::: MATERIAL PROVIDED

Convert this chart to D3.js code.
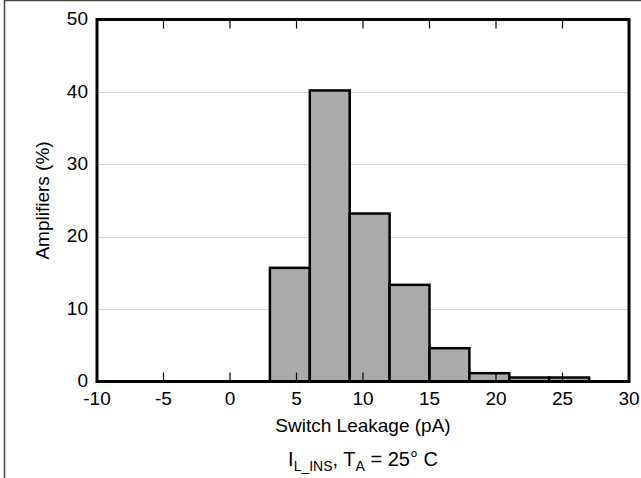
<!DOCTYPE html>
<html>
<head>
<meta charset="UTF-8">
<title>Switch Leakage histogram</title>
<script src="https://cdn.jsdelivr.net/npm/d3@7"></script>
<style>
  body { margin: 0; background: #fff; }
  text { font-family: "Liberation Sans", Arial, sans-serif; fill: #000; }
  .grid line { stroke: #d4d4d4; stroke-width: 1; }
  .bar { fill: #aaaaaa; stroke: #000; stroke-width: 2.5; }
</style>
</head>
<body>
<div id="graphe"></div>
<script>
  // bins of 3 pA, % of amplifiers
  var binStart = [3, 6, 9, 12, 15, 18, 21, 24];
  var binEnd = [6, 9, 12, 15, 18, 21, 24, 27];
  var percent = [15.7, 40.2, 23.2, 13.35, 4.6, 1.15, 0.55, 0.55];
  var xTicks = [-10, -5, 0, 5, 10, 15, 20, 25, 30];
  var yTicks = [0, 10, 20, 30, 40, 50];

  var width = 641, height = 478;
  var margin = { top: 19.5, right: 12, bottom: 96.5, left: 97 };
  var fs = 19;

  var svg = d3.select("#graphe").append("svg")
    .attr("width", width)
    .attr("height", height);

  // cadre exterieur
  svg.append("rect")
    .attr("x", 4.5).attr("y", 0.5)
    .attr("width", width + 10).attr("height", height + 10)
    .attr("fill", "none").attr("stroke", "#444").attr("stroke-width", 1.5);

  var x = d3.scaleLinear().domain([-10, 30]).range([margin.left, width - margin.right]);
  var y = d3.scaleLinear().domain([0, 50]).range([height - margin.bottom, margin.top]);

  // grille
  svg.append("g").attr("class", "grid")
    .selectAll("line")
    .data(yTicks.filter(function(d) { return d > 0 && d < 50; }))
    .enter().append("line")
    .attr("x1", x(-10)).attr("x2", x(30))
    .attr("y1", function(d) { return Math.round(y(d)) + 0.5; })
    .attr("y2", function(d) { return Math.round(y(d)) + 0.5; });

  // barres
  svg.append("g").selectAll(".bar")
    .data(percent)
    .enter().append("rect")
    .attr("class", "bar")
    .attr("x", function(d, i) { return x(binStart[i]); })
    .attr("width", function(d, i) { return x(binEnd[i]) - x(binStart[i]); })
    .attr("y", function(d) { return y(d); })
    .attr("height", function(d) { return y(0) - y(d); });

  // ticks interieurs haut et bas
  var tk = svg.append("g");
  tk.selectAll(".tb").data(xTicks.slice(1, -1)).enter().append("line")
    .attr("x1", function(d) { return x(d); }).attr("x2", function(d) { return x(d); })
    .attr("y1", y(0)).attr("y2", y(0) - 9)
    .attr("stroke", "#000").attr("stroke-width", 1.2);
  tk.selectAll(".tt").data(xTicks.slice(1, -1)).enter().append("line")
    .attr("x1", function(d) { return x(d); }).attr("x2", function(d) { return x(d); })
    .attr("y1", y(50)).attr("y2", y(50) + 9)
    .attr("stroke", "#000").attr("stroke-width", 1.2);

  // cadre du graphe
  svg.append("rect")
    .attr("x", x(-10)).attr("y", y(50))
    .attr("width", x(30) - x(-10)).attr("height", y(0) - y(50))
    .attr("fill", "none").attr("stroke", "#000").attr("stroke-width", 3);

  // labels des axes
  svg.append("g").selectAll("text")
    .data(xTicks).enter().append("text")
    .attr("x", function(d) { return x(d); })
    .attr("y", y(0) + 23)
    .attr("text-anchor", "middle")
    .style("font-size", fs + "px")
    .text(function(d) { return d; });

  svg.append("g").selectAll("text")
    .data(yTicks).enter().append("text")
    .attr("x", x(-10) - 9)
    .attr("y", function(d) { return y(d) - 1; })
    .attr("dy", "0.35em")
    .attr("text-anchor", "end")
    .style("font-size", fs + "px")
    .text(function(d) { return d; });

  svg.append("text")
    .attr("transform", "translate(49," + ((y(0) + y(50)) / 2) + ") rotate(-90)")
    .attr("text-anchor", "middle")
    .style("font-size", fs + "px")
    .text("Amplifiers (%)");

  svg.append("text")
    .attr("x", (x(-10) + x(30)) / 2)
    .attr("y", 432)
    .attr("text-anchor", "middle")
    .style("font-size", fs + "px")
    .text("Switch Leakage (pA)");

  var sub = svg.append("text")
    .attr("x", (x(-10) + x(30)) / 2)
    .attr("y", 466)
    .attr("text-anchor", "middle")
    .style("font-size", "20px");
  sub.append("tspan").text("I");
  sub.append("tspan").attr("dy", 5).style("font-size", "14px").text("L_INS");
  sub.append("tspan").attr("dy", -5).text(", T");
  sub.append("tspan").attr("dy", 5).style("font-size", "14px").text("A");
  sub.append("tspan").attr("dy", -5).text(" = 25° C");
</script>
</body>
</html>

::::::

§ **THE TASK**: Print the complete listing exactly, apart from any pictures.

§ **CORRECT RESPONSE**:
Convert this chart to D3.js code.
<!DOCTYPE html>
<html>
<head>
<meta charset="UTF-8">
<title>Switch Leakage histogram</title>
<script src="https://cdn.jsdelivr.net/npm/d3@7"></script>
<style>
  body { margin: 0; background: #fff; }
  text { font-family: "Liberation Sans", Arial, sans-serif; fill: #000; }
  .grid line { stroke: #d4d4d4; stroke-width: 1; }
  .bar { fill: #aaaaaa; stroke: #000; stroke-width: 2.5; }
</style>
</head>
<body>
<div id="graphe"></div>
<script>
  // bins of 3 pA, % of amplifiers
  var binStart = [3, 6, 9, 12, 15, 18, 21, 24];
  var binEnd = [6, 9, 12, 15, 18, 21, 24, 27];
  var percent = [15.7, 40.2, 23.2, 13.35, 4.6, 1.15, 0.55, 0.55];
  var xTicks = [-10, -5, 0, 5, 10, 15, 20, 25, 30];
  var yTicks = [0, 10, 20, 30, 40, 50];

  var width = 641, height = 478;
  var margin = { top: 19.5, right: 12, bottom: 96.5, left: 97 };
  var fs = 19;

  var svg = d3.select("#graphe").append("svg")
    .attr("width", width)
    .attr("height", height);

  // cadre exterieur
  svg.append("rect")
    .attr("x", 4.5).attr("y", 0.5)
    .attr("width", width + 10).attr("height", height + 10)
    .attr("fill", "none").attr("stroke", "#444").attr("stroke-width", 1.5);

  var x = d3.scaleLinear().domain([-10, 30]).range([margin.left, width - margin.right]);
  var y = d3.scaleLinear().domain([0, 50]).range([height - margin.bottom, margin.top]);

  // grille
  svg.append("g").attr("class", "grid")
    .selectAll("line")
    .data(yTicks.filter(function(d) { return d > 0 && d < 50; }))
    .enter().append("line")
    .attr("x1", x(-10)).attr("x2", x(30))
    .attr("y1", function(d) { return Math.round(y(d)) + 0.5; })
    .attr("y2", function(d) { return Math.round(y(d)) + 0.5; });

  // barres
  svg.append("g").selectAll(".bar")
    .data(percent)
    .enter().append("rect")
    .attr("class", "bar")
    .attr("x", function(d, i) { return x(binStart[i]); })
    .attr("width", function(d, i) { return x(binEnd[i]) - x(binStart[i]); })
    .attr("y", function(d) { return y(d); })
    .attr("height", function(d) { return y(0) - y(d); });

  // ticks interieurs haut et bas
  var tk = svg.append("g");
  tk.selectAll(".tb").data(xTicks.slice(1, -1)).enter().append("line")
    .attr("x1", function(d) { return x(d); }).attr("x2", function(d) { return x(d); })
    .attr("y1", y(0)).attr("y2", y(0) - 9)
    .attr("stroke", "#000").attr("stroke-width", 1.2);
  tk.selectAll(".tt").data(xTicks.slice(1, -1)).enter().append("line")
    .attr("x1", function(d) { return x(d); }).attr("x2", function(d) { return x(d); })
    .attr("y1", y(50)).attr("y2", y(50) + 9)
    .attr("stroke", "#000").attr("stroke-width", 1.2);

  // cadre du graphe
  svg.append("rect")
    .attr("x", x(-10)).attr("y", y(50))
    .attr("width", x(30) - x(-10)).attr("height", y(0) - y(50))
    .attr("fill", "none").attr("stroke", "#000").attr("stroke-width", 3);

  // labels des axes
  svg.append("g").selectAll("text")
    .data(xTicks).enter().append("text")
    .attr("x", function(d) { return x(d); })
    .attr("y", y(0) + 23)
    .attr("text-anchor", "middle")
    .style("font-size", fs + "px")
    .text(function(d) { return d; });

  svg.append("g").selectAll("text")
    .data(yTicks).enter().append("text")
    .attr("x", x(-10) - 9)
    .attr("y", function(d) { return y(d) - 1; })
    .attr("dy", "0.35em")
    .attr("text-anchor", "end")
    .style("font-size", fs + "px")
    .text(function(d) { return d; });

  svg.append("text")
    .attr("transform", "translate(49," + ((y(0) + y(50)) / 2) + ") rotate(-90)")
    .attr("text-anchor", "middle")
    .style("font-size", fs + "px")
    .text("Amplifiers (%)");

  svg.append("text")
    .attr("x", (x(-10) + x(30)) / 2)
    .attr("y", 432)
    .attr("text-anchor", "middle")
    .style("font-size", fs + "px")
    .text("Switch Leakage (pA)");

  var sub = svg.append("text")
    .attr("x", (x(-10) + x(30)) / 2)
    .attr("y", 466)
    .attr("text-anchor", "middle")
    .style("font-size", "20px");
  sub.append("tspan").text("I");
  sub.append("tspan").attr("dy", 5).style("font-size", "14px").text("L_INS");
  sub.append("tspan").attr("dy", -5).text(", T");
  sub.append("tspan").attr("dy", 5).style("font-size", "14px").text("A");
  sub.append("tspan").attr("dy", -5).text(" = 25° C");
</script>
</body>
</html>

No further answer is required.